Curie it is. I like Curie. She’s cute.

Speaking of which:

As for the old question re “what happens if you fail a flirt check,” I failed one with Danse. I don’t know if I told you. I just can’t help my slutty self. But I was like “I more than respect you….I like you…” and he was polite, sure, but mostly “I respect you. And I’m glad to call you friend.” Ouch. Friendzoned. He’s all yours.

At least he wasn’t all Eww.

Oh that irritable dude. I kinda forgot about that dude. I can’t even remember if I have something to give him or not. Silly dude.

Truly, the magpie urge is strong. As is the “There must be loot here” urge. I did that yesterday, and it was dumb. I FOUND the bobblehead, I FOUND the magazine, but I STILL kept nosing around. I KNEW I had the good stuff, but no, no. Had to find the tough, stimpack ammo eating bits.

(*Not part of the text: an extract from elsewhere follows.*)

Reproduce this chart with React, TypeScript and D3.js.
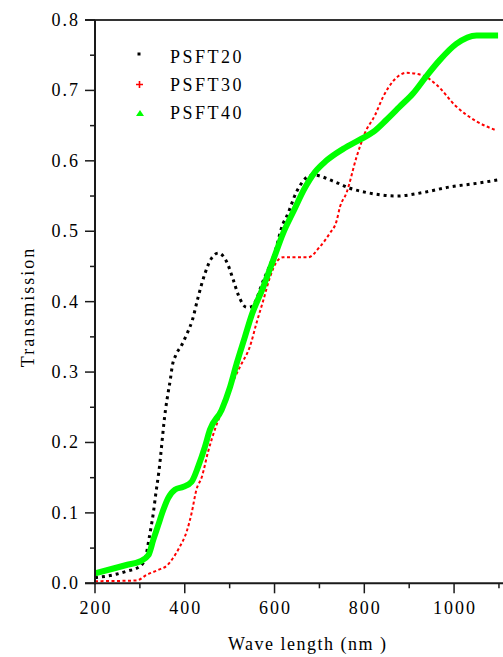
import { useMemo } from "react";
import * as d3 from "d3";

// values (wavelength in nm, transmission)
const psft20Wl = [200, 241, 270, 300, 313, 320, 325, 330, 335, 342, 357, 363, 368, 372, 380, 393, 404, 417, 430, 445, 460, 475, 493, 508, 519, 538, 549, 575, 601, 619, 627, 649, 675, 686, 731, 768, 805, 872, 931, 991, 1050, 1098];
const psft20T = [0.008, 0.012, 0.017, 0.024, 0.038, 0.062, 0.08, 0.1, 0.125, 0.157, 0.246, 0.271, 0.29, 0.308, 0.324, 0.338, 0.353, 0.374, 0.407, 0.44, 0.462, 0.469, 0.457, 0.431, 0.41, 0.392, 0.393, 0.43, 0.471, 0.511, 0.521, 0.556, 0.578, 0.58, 0.571, 0.561, 0.555, 0.55, 0.555, 0.563, 0.568, 0.573];

const psft30Wl = [200, 293, 315, 341, 360, 374, 389, 404, 415, 426, 438, 452, 469, 490, 510, 525, 545, 560, 575, 590, 605, 619, 650, 675, 701, 723, 738, 746, 760, 783, 801, 824, 842, 864, 894, 931, 961, 1005, 1050, 1091];
const psft30T = [0.003, 0.004, 0.012, 0.019, 0.025, 0.036, 0.052, 0.073, 0.099, 0.133, 0.151, 0.187, 0.222, 0.255, 0.29, 0.31, 0.336, 0.37, 0.402, 0.435, 0.457, 0.463, 0.463, 0.463, 0.478, 0.497, 0.514, 0.535, 0.554, 0.606, 0.639, 0.665, 0.691, 0.713, 0.725, 0.721, 0.708, 0.677, 0.656, 0.644];

const psft40Wl = [200, 241, 270, 300, 319, 330, 341, 352, 363, 378, 397, 415, 430, 445, 456, 482, 501, 516, 534, 548, 575, 597, 619, 642, 668, 690, 715, 753, 790, 820, 849, 879, 909, 938, 968, 1005, 1050, 1098];
const psft40T = [0.014, 0.021, 0.026, 0.031, 0.04, 0.062, 0.083, 0.104, 0.121, 0.133, 0.137, 0.144, 0.166, 0.194, 0.218, 0.246, 0.279, 0.313, 0.35, 0.379, 0.421, 0.459, 0.497, 0.528, 0.562, 0.584, 0.6, 0.617, 0.63, 0.641, 0.658, 0.677, 0.696, 0.72, 0.743, 0.766, 0.778, 0.778];

const seriesNames = ["PSFT20", "PSFT30", "PSFT40"];
const xTickLabels = ["200", "400", "600", "800", "1000"];
const yTickLabels = ["0.0", "0.1", "0.2", "0.3", "0.4", "0.5", "0.6", "0.7", "0.8"];

const W = 503;
const H = 657;
const FONT = "'Liberation Serif', 'Times New Roman', serif";

type Pt = { wl: number; t: number };
const zip = (wl: number[], t: number[]): Pt[] => wl.map((w, i) => ({ wl: w, t: t[i] }));

export default function App() {
  const x = useMemo(() => d3.scaleLinear().domain([200, 1109]).range([95, 503]), []);
  const y = useMemo(() => d3.scaleLinear().domain([0, 0.8]).range([583.3, 20]), []);

  const line = d3
    .line<Pt>()
    .x((d) => x(d.wl))
    .y((d) => y(d.t))
    .curve(d3.curveMonotoneX);

  const series = [
    { name: seriesNames[0], data: zip(psft20Wl, psft20T), color: "#000000", width: 3, dash: "3 4" },
    { name: seriesNames[1], data: zip(psft30Wl, psft30T), color: "#ff0000", width: 2, dash: "3 2.5" },
    { name: seriesNames[2], data: zip(psft40Wl, psft40T), color: "#00ff00", width: 6, dash: undefined },
  ];

  const xMinor = d3.range(200, 1101, 100);
  const yMinor = d3.range(0, 0.801, 0.05);
  const axisColor = "#1a1a1a";

  return (
    <svg
      width={W}
      height={H}
      style={{ position: "absolute", left: 0, top: 0, background: "#fff" }}
      fontFamily={FONT}
    >
      <defs>
        <clipPath id="plot">
          <rect x={95} y={18} width={W - 95} height={568} />
        </clipPath>
      </defs>

      {/* curves */}
      <g clipPath="url(#plot)">
        {series.map((s) => (
          <path
            key={s.name}
            d={line(s.data) ?? ""}
            fill="none"
            stroke={s.color}
            strokeWidth={s.width}
            strokeDasharray={s.dash}
            strokeLinejoin="round"
          />
        ))}
      </g>

      {/* frame top */}
      <line x1={85} x2={W} y1={y(0.8)} y2={y(0.8)} stroke="#333" strokeWidth={2} />

      {/* y axis */}
      <line x1={x(200)} x2={x(200)} y1={y(0.8)} y2={y(0) + 1} stroke={axisColor} strokeWidth={2} />
      {yMinor.map((v, i) => (
        <line
          key={"ym" + i}
          x1={x(200) - (i % 2 === 0 ? 10 : 5)}
          x2={x(200)}
          y1={y(v)}
          y2={y(v)}
          stroke={axisColor}
          strokeWidth={1.5}
        />
      ))}
      {yTickLabels.map((lab) => (
        <text
          key={"yl" + lab}
          x={80}
          y={y(+lab) + 6}
          textAnchor="end"
          fontSize={18}
          letterSpacing={2}
          fill="#000"
        >
          {lab}
        </text>
      ))}

      {/* x axis */}
      <line x1={85} x2={W} y1={y(0)} y2={y(0)} stroke={axisColor} strokeWidth={2} />
      {xMinor.map((v, i) => (
        <line
          key={"xm" + i}
          x1={x(v)}
          x2={x(v)}
          y1={y(0)}
          y2={y(0) + (i % 2 === 0 ? 10 : 5)}
          stroke={axisColor}
          strokeWidth={1.5}
        />
      ))}
      {xTickLabels.map((lab) => (
        <text
          key={"xl" + lab}
          x={x(+lab) + 1}
          y={614}
          textAnchor="middle"
          fontSize={18}
          letterSpacing={2}
          fill="#000"
        >
          {lab}
        </text>
      ))}

      {/* axis titles */}
      <text
        transform="translate(34,307) rotate(-90)"
        textAnchor="middle"
        fontSize={18}
        letterSpacing={2}
        fill="#000"
      >
        Transmission
      </text>
      <text x={228} y={650} fontSize={18} letterSpacing={1.5} fill="#000">
        Wave length (nm )
      </text>

      {/* legend */}
      <rect x={137.5} y={52.5} width={3} height={3} fill="#000" />
      <path d="M136,84.5h7M139.5,81v7" stroke="#ff0000" strokeWidth={1.6} />
      <path d="M136,116L140,110L144,116Z" fill="#00ff00" />
      {seriesNames.map((n, i) => (
        <text key={n} x={170} y={63 + i * 28} fontSize={18} letterSpacing={2.5} fill="#000">
          {n}
        </text>
      ))}
    </svg>
  );
}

It’s fucking Pavlovian, it is.

Feminina:

Ouch, failed flirtation! I can’t help myself either. I flirt with everyone every chance I get, because…XP! Plus, you know, um…I just want to be liked and stuff. I guess. Whatever. XP!

I haven’t failed one yet, but then, I haven’t had any lately either. Oh, wait, except Piper. I talked to her about her sister the other night and flirted. Cutely flustered, like you said. I will totally flirt with Strong if I ever get the chance, because him cutely flustered would be…something.

Butch:

See, I also like flirting cuz, again, I like my character. I’D flirt with my character. This is two games in a row I’ve played as a woman where I dig myself.

Ah, Piper.

Feminina:

Just skipping over the Witcher there, eh?

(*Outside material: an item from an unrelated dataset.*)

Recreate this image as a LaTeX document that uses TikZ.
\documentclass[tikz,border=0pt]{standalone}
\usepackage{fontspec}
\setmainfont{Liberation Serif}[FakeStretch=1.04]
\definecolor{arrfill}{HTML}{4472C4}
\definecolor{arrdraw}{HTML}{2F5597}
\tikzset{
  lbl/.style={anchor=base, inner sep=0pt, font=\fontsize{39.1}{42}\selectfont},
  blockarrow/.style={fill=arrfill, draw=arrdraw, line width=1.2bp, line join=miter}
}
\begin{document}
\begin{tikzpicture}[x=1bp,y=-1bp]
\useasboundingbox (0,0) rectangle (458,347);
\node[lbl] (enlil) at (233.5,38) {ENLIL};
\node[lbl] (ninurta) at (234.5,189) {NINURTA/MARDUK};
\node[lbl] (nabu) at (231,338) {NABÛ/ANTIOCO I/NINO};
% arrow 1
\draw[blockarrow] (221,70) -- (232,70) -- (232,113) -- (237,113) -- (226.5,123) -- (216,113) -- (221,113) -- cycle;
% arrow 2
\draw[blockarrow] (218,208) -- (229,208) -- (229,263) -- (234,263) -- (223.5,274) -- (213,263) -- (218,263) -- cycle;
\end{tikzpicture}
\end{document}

Or have you been playing some other game in the interim that you can’t talk about? STOP HOLDING OUT ON ME DAMN IT.

Butch:

Sorry, the last two games I chose to play as a woman. There.

The game I’m playing that I can’t talk about is Grim Fandango, cuz you just won’t play it.

Feminina:

Ah, yes. Chose to play as. Fine.

You can talk about it up to…the point where he’s trying to get on the ship, I think is where I abandoned it. And I’ve been kind of busy ever since.

Butch:

I see Mr. O’ got the 100% happiness trophy.

I looked. 1.6% of all FO4 players have it.

I’m not sure if he should be proud or not.

Feminina:

Oh, yeah, he just got that the other day! And guess how?

He doesn’t even know. He was like “nobody was above 80, and then all of a sudden something made someone really happy for about thirty seconds, and now no one’s above 80 again.”

So that’s no help AT ALL.

Still, 1.6%…that’s a highly selective group, all right.

Butch:

Statues. I got that picket fences that let me make statues? So I plopped this HUGE fountain and a massive gold lion right in the middle of the street in Sanctuary, and the arrow is pointing up. For real.

Everyone loves a bigassed fountain.

Feminina:

Aaaaaahhhhh, I knew it!!!!!!!!! I must have statues!!!!!!! Damn it, now I have to drop everything and go look for that issue of Picket Fences.

Houseplants…fah. You’ve done nothing for me. I need a massive gold lion.

Butch:

Dude it’s fucking massive. And I put a golden minuteman right by the ghoul’s bar. What’s not to love?

Feminina:

Nothing. There is absolutely nothing about that scenario that is not worthy of applause.

Oh, yeah, I talked to the Vault-Tec rep again, and sent him off to one of my other settlements that doesn’t have very many people, thinking “he may as well boost the numbers somewhere.” Now I have to go find him and assign him to the bar.

And put a golden Minuteman right next to said bar. Maybe some patio tables.

PERFECTION.

Butch:

I’ll send you a screenshot.

But it makes sense. I mean, if you’re seeing a generator from your bed, then what better to block it than the ass of a big ol’ gold lion?

Now I just have to find a way to light it up with a disco ball and the trophy will be mine!